## The request
Below are some records; give them all again exactly, but not the pictures.

Dataset entries
········

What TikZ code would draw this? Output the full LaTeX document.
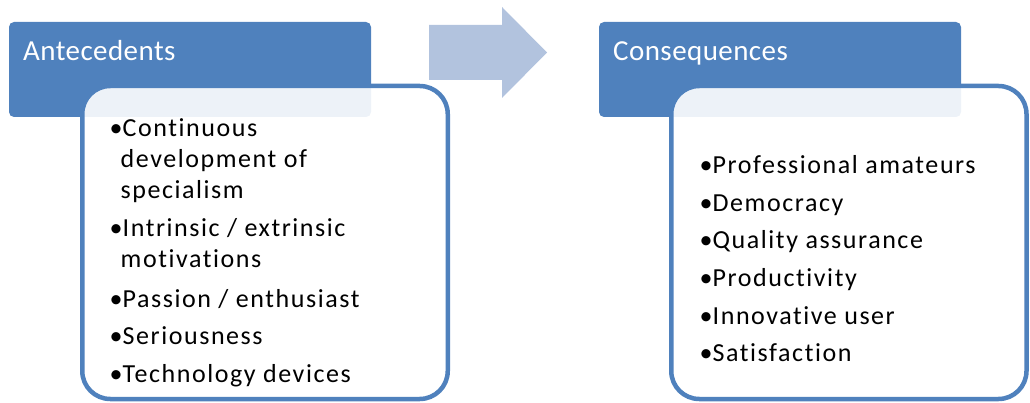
\documentclass[tikz,border=0pt]{standalone}
\usepackage{fontspec}
\setmainfont{Carlito}[Ligatures=CommonOff]
\newfontfamily\bodyfont{Carlito}[LetterSpace=6, Ligatures=CommonOff]
\newfontfamily\titlefont{Carlito}[LetterSpace=1.5, Ligatures=CommonOff]
\definecolor{hdrblue}{RGB}{79,129,189}
\definecolor{arrowblue}{RGB}{178,195,222}
\tikzset{
  hdrbox/.style={fill=hdrblue, draw=none, rounded corners=5pt},
  bodybox/.style={draw=hdrblue, line width=4.5pt, fill=white, fill opacity=0.9, draw opacity=1, rounded corners=28pt},
  hdrtext/.style={anchor=base west, inner sep=0pt, text=white, font=\titlefont\fontsize{29}{34}\selectfont},
  itemtext/.style={anchor=base west, inner sep=0pt, font=\bodyfont\fontsize{26}{31}\selectfont},
  bul/.style={anchor=base west, inner sep=0pt, font=\fontsize{26}{31}\selectfont},
}
\begin{document}
\begin{tikzpicture}[x=1pt,y=-1pt]
\useasboundingbox (0,0) rectangle (1030,403);
% headers
\path[hdrbox] (9,22) rectangle (371,117);
\path[hdrbox] (599,22) rectangle (961,117);
% body boxes
\draw[bodybox] (82.25,86) rectangle (447.75,399);
\draw[bodybox] (671.25,86) rectangle (1026.5,399);
% arrow
\fill[arrowblue] (429,25) -- (502,25) -- (502,7) -- (547,52.5) -- (502,98) -- (502,80) -- (429,80) -- cycle;
% header texts
\node[hdrtext] (ant) at (23,61) {Antecedents};
\node[hdrtext] (con) at (613,61) {Consequences};
% left items
\node[bul] (lb1) at (109.5,137) {•};
\node[itemtext] (l1a) at (122.5,137) {Continuous};
\node[itemtext] (l1b) at (120.5,168) {development of};
\node[itemtext] (l1c) at (120.5,199) {specialism};
\node[bul] (lb2) at (109.5,237) {•};
\node[itemtext] (l2a) at (122.5,237) {Intrinsic / extrinsic};
\node[itemtext] (l2b) at (120.5,268) {motivations};
\node[bul] (lb3) at (109.5,307) {•};
\node[itemtext] (l3) at (122.5,307) {Passion / enthusiast};
\node[bul] (lb4) at (109.5,344.5) {•};
\node[itemtext] (l4) at (122.5,344.5) {Seriousness};
\node[bul] (lb5) at (109.5,382) {•};
\node[itemtext] (l5) at (122.5,382) {Technology devices};
% right items
\node[bul] (rb1) at (699.5,174) {•};
\node[itemtext] (r1) at (712.5,174) {Professional amateurs};
\node[bul] (rb2) at (699.5,211.5) {•};
\node[itemtext] (r2) at (712.5,211.5) {Democracy};
\node[bul] (rb3) at (699.5,249) {•};
\node[itemtext] (r3) at (712.5,249) {Quality assurance};
\node[bul] (rb4) at (699.5,286.5) {•};
\node[itemtext] (r4) at (712.5,286.5) {Productivity};
\node[bul] (rb5) at (699.5,324) {•};
\node[itemtext] (r5) at (712.5,324) {Innovative user};
\node[bul] (rb6) at (699.5,361.5) {•};
\node[itemtext] (r6) at (712.5,361.5) {Satisfaction};
\end{tikzpicture}
\end{document}
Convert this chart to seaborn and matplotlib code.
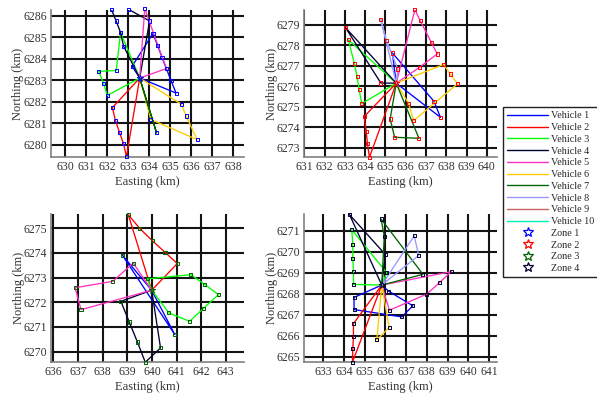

········

## Answer for this exercise
What TikZ code would draw this? Output the full LaTeX document.
\documentclass[tikz,border=0pt]{standalone}
\usepackage{fontspec}
\setmainfont{Carlito}[Ligatures=CommonOff]
\newfontfamily\bodyfont{Carlito}[LetterSpace=6, Ligatures=CommonOff]
\newfontfamily\titlefont{Carlito}[LetterSpace=1.5, Ligatures=CommonOff]
\definecolor{hdrblue}{RGB}{79,129,189}
\definecolor{arrowblue}{RGB}{178,195,222}
\tikzset{
  hdrbox/.style={fill=hdrblue, draw=none, rounded corners=5pt},
  bodybox/.style={draw=hdrblue, line width=4.5pt, fill=white, fill opacity=0.9, draw opacity=1, rounded corners=28pt},
  hdrtext/.style={anchor=base west, inner sep=0pt, text=white, font=\titlefont\fontsize{29}{34}\selectfont},
  itemtext/.style={anchor=base west, inner sep=0pt, font=\bodyfont\fontsize{26}{31}\selectfont},
  bul/.style={anchor=base west, inner sep=0pt, font=\fontsize{26}{31}\selectfont},
}
\begin{document}
\begin{tikzpicture}[x=1pt,y=-1pt]
\useasboundingbox (0,0) rectangle (1030,403);
% headers
\path[hdrbox] (9,22) rectangle (371,117);
\path[hdrbox] (599,22) rectangle (961,117);
% body boxes
\draw[bodybox] (82.25,86) rectangle (447.75,399);
\draw[bodybox] (671.25,86) rectangle (1026.5,399);
% arrow
\fill[arrowblue] (429,25) -- (502,25) -- (502,7) -- (547,52.5) -- (502,98) -- (502,80) -- (429,80) -- cycle;
% header texts
\node[hdrtext] (ant) at (23,61) {Antecedents};
\node[hdrtext] (con) at (613,61) {Consequences};
% left items
\node[bul] (lb1) at (109.5,137) {•};
\node[itemtext] (l1a) at (122.5,137) {Continuous};
\node[itemtext] (l1b) at (120.5,168) {development of};
\node[itemtext] (l1c) at (120.5,199) {specialism};
\node[bul] (lb2) at (109.5,237) {•};
\node[itemtext] (l2a) at (122.5,237) {Intrinsic / extrinsic};
\node[itemtext] (l2b) at (120.5,268) {motivations};
\node[bul] (lb3) at (109.5,307) {•};
\node[itemtext] (l3) at (122.5,307) {Passion / enthusiast};
\node[bul] (lb4) at (109.5,344.5) {•};
\node[itemtext] (l4) at (122.5,344.5) {Seriousness};
\node[bul] (lb5) at (109.5,382) {•};
\node[itemtext] (l5) at (122.5,382) {Technology devices};
% right items
\node[bul] (rb1) at (699.5,174) {•};
\node[itemtext] (r1) at (712.5,174) {Professional amateurs};
\node[bul] (rb2) at (699.5,211.5) {•};
\node[itemtext] (r2) at (712.5,211.5) {Democracy};
\node[bul] (rb3) at (699.5,249) {•};
\node[itemtext] (r3) at (712.5,249) {Quality assurance};
\node[bul] (rb4) at (699.5,286.5) {•};
\node[itemtext] (r4) at (712.5,286.5) {Productivity};
\node[bul] (rb5) at (699.5,324) {•};
\node[itemtext] (r5) at (712.5,324) {Innovative user};
\node[bul] (rb6) at (699.5,361.5) {•};
\node[itemtext] (r6) at (712.5,361.5) {Satisfaction};
\end{tikzpicture}
\end{document}
Convert this chart to seaborn and matplotlib code.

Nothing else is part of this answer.